EXERCISE OBJECTIVE:
Retype the run of lines that opens with the line containing "Give me the" and closes with the line containing "points_y = [0, 1, 0, -1, 0]", exactly and inclusively, but skip the pictures.

DATASET CONTENT:
--- begin ---
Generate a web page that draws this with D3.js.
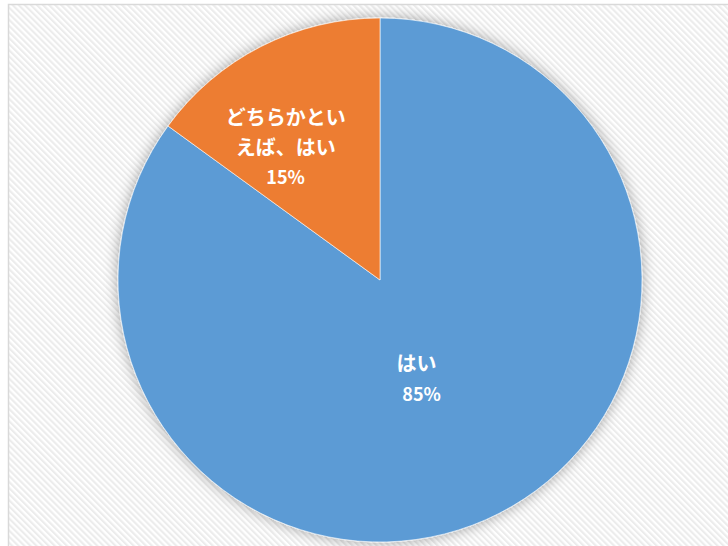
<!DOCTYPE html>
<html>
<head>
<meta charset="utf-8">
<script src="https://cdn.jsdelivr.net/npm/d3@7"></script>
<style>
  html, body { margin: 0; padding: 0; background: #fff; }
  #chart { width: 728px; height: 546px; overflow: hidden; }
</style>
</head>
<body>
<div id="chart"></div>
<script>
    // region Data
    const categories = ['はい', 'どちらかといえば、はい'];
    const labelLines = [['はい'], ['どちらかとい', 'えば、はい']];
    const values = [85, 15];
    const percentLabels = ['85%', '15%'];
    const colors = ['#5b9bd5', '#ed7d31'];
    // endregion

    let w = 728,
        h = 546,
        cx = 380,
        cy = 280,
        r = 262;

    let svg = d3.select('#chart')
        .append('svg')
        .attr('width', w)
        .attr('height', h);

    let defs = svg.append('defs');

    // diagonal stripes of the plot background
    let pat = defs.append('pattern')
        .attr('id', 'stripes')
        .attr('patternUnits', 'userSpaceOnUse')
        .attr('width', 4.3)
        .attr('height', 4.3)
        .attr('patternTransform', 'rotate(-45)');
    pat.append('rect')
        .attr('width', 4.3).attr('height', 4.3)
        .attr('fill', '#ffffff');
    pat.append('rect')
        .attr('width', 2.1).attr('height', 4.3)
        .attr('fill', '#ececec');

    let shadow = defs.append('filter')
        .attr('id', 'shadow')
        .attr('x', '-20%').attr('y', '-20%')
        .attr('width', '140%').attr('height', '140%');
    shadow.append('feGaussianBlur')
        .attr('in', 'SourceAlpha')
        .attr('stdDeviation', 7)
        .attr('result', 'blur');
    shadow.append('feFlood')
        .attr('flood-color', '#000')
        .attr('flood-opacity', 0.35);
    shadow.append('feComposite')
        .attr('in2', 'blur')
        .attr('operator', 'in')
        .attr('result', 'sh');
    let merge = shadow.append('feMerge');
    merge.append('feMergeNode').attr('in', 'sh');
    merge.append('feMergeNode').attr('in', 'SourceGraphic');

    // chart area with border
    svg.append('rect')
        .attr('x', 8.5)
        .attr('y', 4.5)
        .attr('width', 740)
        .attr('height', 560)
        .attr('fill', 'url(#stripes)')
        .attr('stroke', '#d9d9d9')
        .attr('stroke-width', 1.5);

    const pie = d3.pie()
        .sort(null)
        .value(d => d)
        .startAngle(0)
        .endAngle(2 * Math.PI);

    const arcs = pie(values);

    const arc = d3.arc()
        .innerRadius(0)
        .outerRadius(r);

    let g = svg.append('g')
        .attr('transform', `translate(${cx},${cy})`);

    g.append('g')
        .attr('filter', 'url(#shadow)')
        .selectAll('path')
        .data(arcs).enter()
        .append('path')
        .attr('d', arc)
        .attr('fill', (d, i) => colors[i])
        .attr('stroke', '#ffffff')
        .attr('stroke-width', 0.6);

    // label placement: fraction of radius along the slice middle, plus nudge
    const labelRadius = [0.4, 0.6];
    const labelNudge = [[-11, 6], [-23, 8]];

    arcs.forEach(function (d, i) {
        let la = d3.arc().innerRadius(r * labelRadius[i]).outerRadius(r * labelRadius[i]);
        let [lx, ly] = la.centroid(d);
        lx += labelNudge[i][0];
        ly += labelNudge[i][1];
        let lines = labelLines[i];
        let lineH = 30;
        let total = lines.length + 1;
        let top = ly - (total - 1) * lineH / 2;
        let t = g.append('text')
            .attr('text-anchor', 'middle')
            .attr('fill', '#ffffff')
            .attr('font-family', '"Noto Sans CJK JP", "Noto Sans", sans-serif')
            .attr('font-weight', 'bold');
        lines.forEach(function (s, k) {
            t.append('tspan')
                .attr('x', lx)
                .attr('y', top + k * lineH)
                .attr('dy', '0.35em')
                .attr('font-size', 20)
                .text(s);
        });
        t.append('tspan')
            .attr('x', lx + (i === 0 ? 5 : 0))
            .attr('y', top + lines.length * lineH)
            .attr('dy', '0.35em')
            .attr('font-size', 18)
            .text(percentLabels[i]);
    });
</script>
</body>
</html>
--- end ---
--- begin ---
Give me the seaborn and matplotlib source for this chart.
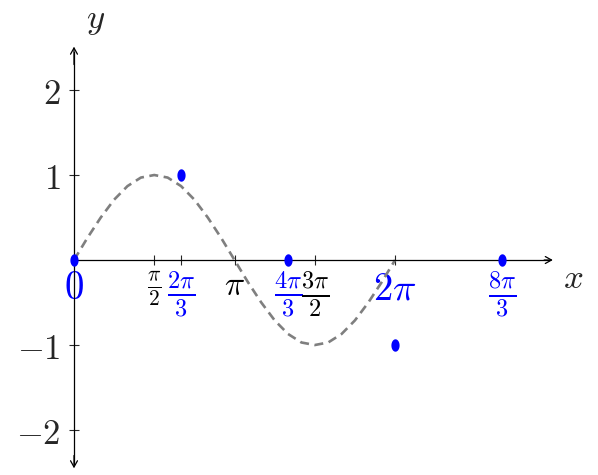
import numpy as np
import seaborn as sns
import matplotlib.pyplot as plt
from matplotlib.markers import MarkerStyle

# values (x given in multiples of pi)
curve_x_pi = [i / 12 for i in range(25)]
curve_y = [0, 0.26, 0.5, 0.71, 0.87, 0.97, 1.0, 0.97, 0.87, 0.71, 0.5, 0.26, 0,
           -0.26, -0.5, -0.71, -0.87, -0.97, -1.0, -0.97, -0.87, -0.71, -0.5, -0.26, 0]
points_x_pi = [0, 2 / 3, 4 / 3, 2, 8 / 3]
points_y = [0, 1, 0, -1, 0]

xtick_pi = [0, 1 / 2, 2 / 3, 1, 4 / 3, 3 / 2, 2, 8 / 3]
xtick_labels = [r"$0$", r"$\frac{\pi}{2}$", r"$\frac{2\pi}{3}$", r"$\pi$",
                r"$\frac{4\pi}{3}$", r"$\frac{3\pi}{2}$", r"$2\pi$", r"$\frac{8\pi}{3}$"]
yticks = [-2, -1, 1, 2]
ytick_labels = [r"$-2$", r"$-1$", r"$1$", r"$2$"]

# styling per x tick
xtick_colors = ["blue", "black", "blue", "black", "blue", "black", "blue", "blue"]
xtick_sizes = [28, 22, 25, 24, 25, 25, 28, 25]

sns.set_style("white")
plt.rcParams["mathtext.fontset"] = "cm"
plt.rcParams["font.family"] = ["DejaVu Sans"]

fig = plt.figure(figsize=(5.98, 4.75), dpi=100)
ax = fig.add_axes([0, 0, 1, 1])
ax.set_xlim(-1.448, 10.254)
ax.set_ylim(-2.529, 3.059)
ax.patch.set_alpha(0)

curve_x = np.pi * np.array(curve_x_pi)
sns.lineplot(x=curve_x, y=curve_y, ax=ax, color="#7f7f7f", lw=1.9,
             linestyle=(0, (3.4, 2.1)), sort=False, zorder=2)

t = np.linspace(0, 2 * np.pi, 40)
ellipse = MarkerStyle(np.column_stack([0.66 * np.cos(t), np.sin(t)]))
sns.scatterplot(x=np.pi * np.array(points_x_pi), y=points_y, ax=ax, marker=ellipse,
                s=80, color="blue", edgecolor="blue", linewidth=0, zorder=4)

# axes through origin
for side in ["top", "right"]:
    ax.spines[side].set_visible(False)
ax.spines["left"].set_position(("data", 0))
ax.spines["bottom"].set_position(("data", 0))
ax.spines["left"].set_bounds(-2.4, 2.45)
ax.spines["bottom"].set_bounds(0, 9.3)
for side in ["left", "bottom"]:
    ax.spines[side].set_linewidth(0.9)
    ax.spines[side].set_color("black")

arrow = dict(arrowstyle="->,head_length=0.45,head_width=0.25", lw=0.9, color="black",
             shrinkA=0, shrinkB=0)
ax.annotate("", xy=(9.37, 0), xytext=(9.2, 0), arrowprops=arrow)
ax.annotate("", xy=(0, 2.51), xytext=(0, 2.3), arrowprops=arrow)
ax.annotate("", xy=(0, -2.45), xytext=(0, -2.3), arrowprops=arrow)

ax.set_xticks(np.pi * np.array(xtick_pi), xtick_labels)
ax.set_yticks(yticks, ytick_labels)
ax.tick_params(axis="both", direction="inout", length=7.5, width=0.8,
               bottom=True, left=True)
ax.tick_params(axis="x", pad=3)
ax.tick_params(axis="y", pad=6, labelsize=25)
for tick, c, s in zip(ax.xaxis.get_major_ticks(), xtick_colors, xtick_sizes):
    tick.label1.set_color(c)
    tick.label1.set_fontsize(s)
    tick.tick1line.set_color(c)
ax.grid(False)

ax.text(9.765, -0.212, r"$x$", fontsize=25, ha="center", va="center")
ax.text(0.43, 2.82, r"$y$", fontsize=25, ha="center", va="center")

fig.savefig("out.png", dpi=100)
--- end ---
RESPONSE TO THE TASK:
Give me the seaborn and matplotlib source for this chart.
import numpy as np
import seaborn as sns
import matplotlib.pyplot as plt
from matplotlib.markers import MarkerStyle

# values (x given in multiples of pi)
curve_x_pi = [i / 12 for i in range(25)]
curve_y = [0, 0.26, 0.5, 0.71, 0.87, 0.97, 1.0, 0.97, 0.87, 0.71, 0.5, 0.26, 0,
           -0.26, -0.5, -0.71, -0.87, -0.97, -1.0, -0.97, -0.87, -0.71, -0.5, -0.26, 0]
points_x_pi = [0, 2 / 3, 4 / 3, 2, 8 / 3]
points_y = [0, 1, 0, -1, 0]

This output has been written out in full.